Gli Stati Uniti, da canto loro, credono che una tale riforma frenerebbe l’innovazione e temono che dare più potere ai governi possa tradursi in un ostacolo alla libera crescita della Rete e alla libertà di espressione, anche nel caso in cui si tratti di controllare contenuti ‘indesiderabili’ come la pornografia o l’incitamento all’odio razziale.
“Sarebbe come avere più di cento conducenti per un solo autobus”, ha dichiarato Michael Gallagher, vicesegretario della NTIA, ossia l’agenzia americana preposta alle telecomunicazioni e l’informazione.
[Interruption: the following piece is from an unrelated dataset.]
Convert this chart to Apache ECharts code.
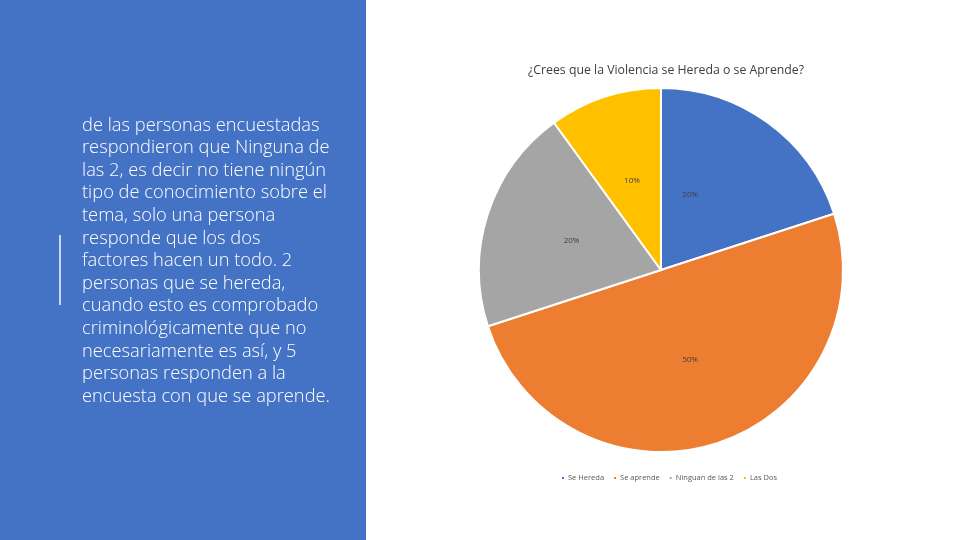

“Fino a ora, abbiamo avuto un solo conducente e tutto è andato bene”, ha aggiunto Gallagher, sottolineando come le aziende e la comunità tecnologica siano in gran parte d’accordo con la posizione degli Usa.
“Materialmente, non c’è niente di sbagliato nell’attuale struttura di gestione. Ma formalmente, è sorprendente come una qualche cosa che ha un tale impatto a livello mondiale, sia controllata da una sola nazione”, ha dichiarato il ministro dell’economia olandese Laurens Jan Brinkhorst.
Un esempio significativo è quello relativo all’introduzione del dominio .xxx, che indica i siti a contenuto per soli adulti. Diverse amministrazioni pubbliche hanno espresso perplessità riguardo questa iniziativa, ma a dover decidere se questo dominio debba o no entrare nel cyberspazio – e diventare visibile sui Pc di tutto il mondo – sono solo gli Stati Uniti.
Questi dubbi non sono una novità e la Ue aveva sollevato la questione già all’inizio degli anni ’90. Nel 1998, l’amministrazione Clinton accolse le preoccupazioni dei governi (contenute nel White Paper on the Domain Name System) e venne così creato l’ICANN, “il cui scopo era, in parte, quello di ‘internazionalizzare’ la gestione di Internet”, ha spiegato il commissario Ue ai media e alla società dell’informazione, Viviane Reding.
La Ue ha sempre partecipato attivamente ai processi dell’ICANN, ma di fatto, “il governo americano non ha mai trasferito questo potere unilaterale e molti governi sono ora preoccupati che questo non avverrà mai”.
In particolare, a giugno, il governo Usa ha annunciato come se niente fosse, di aver deciso di mantenere “il suo storico ruolo nella gestione dei root server” di Internet.
Un atteggiamento che ha deluso l’Europa e tutti gli altri Paesi che hanno lavorato per raggiungere un approccio cooperativo dal 1998.
“Per ragioni storiche – ha spiegato la Reding – il governo americano ha esercitato un ruolo unilaterale nella supervisione degli aspetti fondamentali di Internet”.
All’inizio non aveva particolare importanza, perché a usare la Rete erano per lo più ricercatori e accademici, ma il successo del world wide web “che sono orgogliosa di dire è un’invenzione europea”, ha concluso la Reding, “ha reso Internet una parte centrale e strategicamente fondamentale per le comunicazioni di ogni singolo Paese”, visto anche “l’impatto diretto sulla crescita economica e lo sviluppo sociale”.
Un dibattito, quello sull’Internet governance, che secondo molti sposterà l’attenzione da temi veramente importanti, e non aiuterà a portare computer, telefoni e nuove tecnologie nei Paesi in via di sviluppo, dando vita, al contempo, a una nuova guerra di cui, francamente, nessuno sente il bisogno.